## Stated exercise
Could you write out the opening lines of the data, word for word, stopping after the line that contains "3400000, 4000000, 5200000];"?

## Recorded data
** start **
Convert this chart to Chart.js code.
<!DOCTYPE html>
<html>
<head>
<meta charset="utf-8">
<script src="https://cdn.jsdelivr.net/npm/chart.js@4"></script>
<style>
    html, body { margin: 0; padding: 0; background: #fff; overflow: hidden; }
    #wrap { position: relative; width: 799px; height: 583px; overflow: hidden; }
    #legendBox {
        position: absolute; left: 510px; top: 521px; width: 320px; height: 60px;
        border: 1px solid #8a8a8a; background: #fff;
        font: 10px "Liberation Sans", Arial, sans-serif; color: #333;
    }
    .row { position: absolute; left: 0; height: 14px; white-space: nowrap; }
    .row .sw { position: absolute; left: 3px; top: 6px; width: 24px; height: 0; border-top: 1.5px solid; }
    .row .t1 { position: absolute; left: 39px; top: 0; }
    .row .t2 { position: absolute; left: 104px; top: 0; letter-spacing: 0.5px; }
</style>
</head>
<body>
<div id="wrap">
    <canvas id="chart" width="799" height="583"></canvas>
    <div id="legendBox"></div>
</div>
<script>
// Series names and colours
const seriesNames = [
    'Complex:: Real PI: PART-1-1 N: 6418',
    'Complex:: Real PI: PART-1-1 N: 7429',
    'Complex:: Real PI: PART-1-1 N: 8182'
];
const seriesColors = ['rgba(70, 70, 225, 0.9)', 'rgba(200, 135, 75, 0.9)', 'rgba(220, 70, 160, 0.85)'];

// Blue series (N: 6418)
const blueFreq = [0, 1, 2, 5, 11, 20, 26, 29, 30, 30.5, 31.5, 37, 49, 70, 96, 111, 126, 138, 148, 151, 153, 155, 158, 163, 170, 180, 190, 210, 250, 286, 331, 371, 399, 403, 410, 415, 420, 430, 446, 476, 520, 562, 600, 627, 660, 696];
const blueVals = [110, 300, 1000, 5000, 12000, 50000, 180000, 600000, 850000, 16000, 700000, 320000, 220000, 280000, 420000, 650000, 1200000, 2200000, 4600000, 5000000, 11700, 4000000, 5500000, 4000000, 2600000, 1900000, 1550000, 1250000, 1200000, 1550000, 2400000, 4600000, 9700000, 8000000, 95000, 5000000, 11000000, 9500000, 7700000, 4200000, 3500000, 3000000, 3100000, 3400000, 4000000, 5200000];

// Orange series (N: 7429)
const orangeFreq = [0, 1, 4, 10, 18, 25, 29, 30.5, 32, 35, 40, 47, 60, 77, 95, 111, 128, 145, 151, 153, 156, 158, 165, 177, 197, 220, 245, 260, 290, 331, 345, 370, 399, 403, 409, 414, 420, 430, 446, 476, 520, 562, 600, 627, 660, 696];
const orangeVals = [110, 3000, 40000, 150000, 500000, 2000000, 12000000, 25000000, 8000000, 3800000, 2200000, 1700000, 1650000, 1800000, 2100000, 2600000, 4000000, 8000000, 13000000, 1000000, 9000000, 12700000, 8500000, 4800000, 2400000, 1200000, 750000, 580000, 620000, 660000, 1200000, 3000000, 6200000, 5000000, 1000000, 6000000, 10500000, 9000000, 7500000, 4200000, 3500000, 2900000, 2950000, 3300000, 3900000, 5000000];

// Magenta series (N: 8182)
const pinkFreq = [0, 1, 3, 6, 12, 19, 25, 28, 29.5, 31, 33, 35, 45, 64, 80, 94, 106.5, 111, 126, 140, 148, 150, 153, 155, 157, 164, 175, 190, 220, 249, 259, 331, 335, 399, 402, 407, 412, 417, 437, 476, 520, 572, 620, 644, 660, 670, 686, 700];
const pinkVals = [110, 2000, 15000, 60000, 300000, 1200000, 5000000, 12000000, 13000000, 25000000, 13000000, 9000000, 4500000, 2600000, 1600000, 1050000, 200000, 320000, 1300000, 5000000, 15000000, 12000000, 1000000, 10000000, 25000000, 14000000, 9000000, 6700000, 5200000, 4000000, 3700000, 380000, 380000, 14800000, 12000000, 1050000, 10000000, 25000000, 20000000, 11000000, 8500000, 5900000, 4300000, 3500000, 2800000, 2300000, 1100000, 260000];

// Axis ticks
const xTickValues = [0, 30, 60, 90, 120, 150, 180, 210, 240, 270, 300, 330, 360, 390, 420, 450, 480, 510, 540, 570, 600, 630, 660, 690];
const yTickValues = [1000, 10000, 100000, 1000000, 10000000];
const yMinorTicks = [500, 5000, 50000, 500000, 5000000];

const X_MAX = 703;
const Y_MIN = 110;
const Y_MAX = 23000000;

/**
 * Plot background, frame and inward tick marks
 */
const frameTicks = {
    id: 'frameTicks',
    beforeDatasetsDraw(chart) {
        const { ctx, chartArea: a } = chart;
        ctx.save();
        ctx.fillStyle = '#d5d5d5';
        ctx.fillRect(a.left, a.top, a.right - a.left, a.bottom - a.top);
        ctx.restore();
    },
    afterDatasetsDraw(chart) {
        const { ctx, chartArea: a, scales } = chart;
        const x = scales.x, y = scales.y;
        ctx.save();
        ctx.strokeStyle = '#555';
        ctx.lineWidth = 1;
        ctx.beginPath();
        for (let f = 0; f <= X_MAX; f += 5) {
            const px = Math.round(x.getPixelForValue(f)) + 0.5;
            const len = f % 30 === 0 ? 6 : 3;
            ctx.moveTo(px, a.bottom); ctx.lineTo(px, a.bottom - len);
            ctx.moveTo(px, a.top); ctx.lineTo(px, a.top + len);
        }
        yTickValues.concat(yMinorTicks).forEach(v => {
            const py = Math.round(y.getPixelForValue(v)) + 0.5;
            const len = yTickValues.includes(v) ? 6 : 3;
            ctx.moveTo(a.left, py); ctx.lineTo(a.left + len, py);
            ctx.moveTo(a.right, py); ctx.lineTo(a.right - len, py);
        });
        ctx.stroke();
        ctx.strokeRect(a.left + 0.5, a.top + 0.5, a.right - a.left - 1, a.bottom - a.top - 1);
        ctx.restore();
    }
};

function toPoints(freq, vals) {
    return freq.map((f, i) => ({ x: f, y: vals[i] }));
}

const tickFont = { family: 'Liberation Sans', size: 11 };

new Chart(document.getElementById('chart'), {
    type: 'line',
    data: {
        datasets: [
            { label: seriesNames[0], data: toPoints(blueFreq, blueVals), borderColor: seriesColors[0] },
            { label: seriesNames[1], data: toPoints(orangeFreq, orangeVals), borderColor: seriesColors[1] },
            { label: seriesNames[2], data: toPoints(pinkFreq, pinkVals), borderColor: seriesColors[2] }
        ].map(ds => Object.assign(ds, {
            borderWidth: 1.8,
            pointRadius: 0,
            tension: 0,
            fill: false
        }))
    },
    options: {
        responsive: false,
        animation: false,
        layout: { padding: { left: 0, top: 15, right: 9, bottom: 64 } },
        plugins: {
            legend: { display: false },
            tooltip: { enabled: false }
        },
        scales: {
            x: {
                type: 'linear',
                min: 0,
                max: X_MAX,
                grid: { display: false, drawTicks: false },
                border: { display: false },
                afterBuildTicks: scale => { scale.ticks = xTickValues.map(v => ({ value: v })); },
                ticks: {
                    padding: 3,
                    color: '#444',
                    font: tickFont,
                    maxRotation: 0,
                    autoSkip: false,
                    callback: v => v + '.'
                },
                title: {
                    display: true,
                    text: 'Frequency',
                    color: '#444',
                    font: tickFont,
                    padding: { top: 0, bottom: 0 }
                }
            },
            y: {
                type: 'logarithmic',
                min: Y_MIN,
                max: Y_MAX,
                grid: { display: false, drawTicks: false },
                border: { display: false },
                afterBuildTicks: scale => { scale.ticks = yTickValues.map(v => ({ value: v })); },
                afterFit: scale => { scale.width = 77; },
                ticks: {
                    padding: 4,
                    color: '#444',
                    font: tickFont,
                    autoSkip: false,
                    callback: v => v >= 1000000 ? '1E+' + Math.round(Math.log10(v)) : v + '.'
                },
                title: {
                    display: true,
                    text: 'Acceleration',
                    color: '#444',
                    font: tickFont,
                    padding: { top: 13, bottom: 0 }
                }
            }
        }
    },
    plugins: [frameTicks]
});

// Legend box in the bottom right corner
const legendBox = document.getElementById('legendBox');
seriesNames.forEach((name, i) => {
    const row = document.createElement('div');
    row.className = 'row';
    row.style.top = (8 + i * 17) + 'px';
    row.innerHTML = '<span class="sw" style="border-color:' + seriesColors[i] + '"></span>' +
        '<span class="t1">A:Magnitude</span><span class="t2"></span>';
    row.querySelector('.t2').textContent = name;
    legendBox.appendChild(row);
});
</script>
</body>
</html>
** end **
## Reply
Convert this chart to Chart.js code.
<!DOCTYPE html>
<html>
<head>
<meta charset="utf-8">
<script src="https://cdn.jsdelivr.net/npm/chart.js@4"></script>
<style>
    html, body { margin: 0; padding: 0; background: #fff; overflow: hidden; }
    #wrap { position: relative; width: 799px; height: 583px; overflow: hidden; }
    #legendBox {
        position: absolute; left: 510px; top: 521px; width: 320px; height: 60px;
        border: 1px solid #8a8a8a; background: #fff;
        font: 10px "Liberation Sans", Arial, sans-serif; color: #333;
    }
    .row { position: absolute; left: 0; height: 14px; white-space: nowrap; }
    .row .sw { position: absolute; left: 3px; top: 6px; width: 24px; height: 0; border-top: 1.5px solid; }
    .row .t1 { position: absolute; left: 39px; top: 0; }
    .row .t2 { position: absolute; left: 104px; top: 0; letter-spacing: 0.5px; }
</style>
</head>
<body>
<div id="wrap">
    <canvas id="chart" width="799" height="583"></canvas>
    <div id="legendBox"></div>
</div>
<script>
// Series names and colours
const seriesNames = [
    'Complex:: Real PI: PART-1-1 N: 6418',
    'Complex:: Real PI: PART-1-1 N: 7429',
    'Complex:: Real PI: PART-1-1 N: 8182'
];
const seriesColors = ['rgba(70, 70, 225, 0.9)', 'rgba(200, 135, 75, 0.9)', 'rgba(220, 70, 160, 0.85)'];

// Blue series (N: 6418)
const blueFreq = [0, 1, 2, 5, 11, 20, 26, 29, 30, 30.5, 31.5, 37, 49, 70, 96, 111, 126, 138, 148, 151, 153, 155, 158, 163, 170, 180, 190, 210, 250, 286, 331, 371, 399, 403, 410, 415, 420, 430, 446, 476, 520, 562, 600, 627, 660, 696];
const blueVals = [110, 300, 1000, 5000, 12000, 50000, 180000, 600000, 850000, 16000, 700000, 320000, 220000, 280000, 420000, 650000, 1200000, 2200000, 4600000, 5000000, 11700, 4000000, 5500000, 4000000, 2600000, 1900000, 1550000, 1250000, 1200000, 1550000, 2400000, 4600000, 9700000, 8000000, 95000, 5000000, 11000000, 9500000, 7700000, 4200000, 3500000, 3000000, 3100000, 3400000, 4000000, 5200000];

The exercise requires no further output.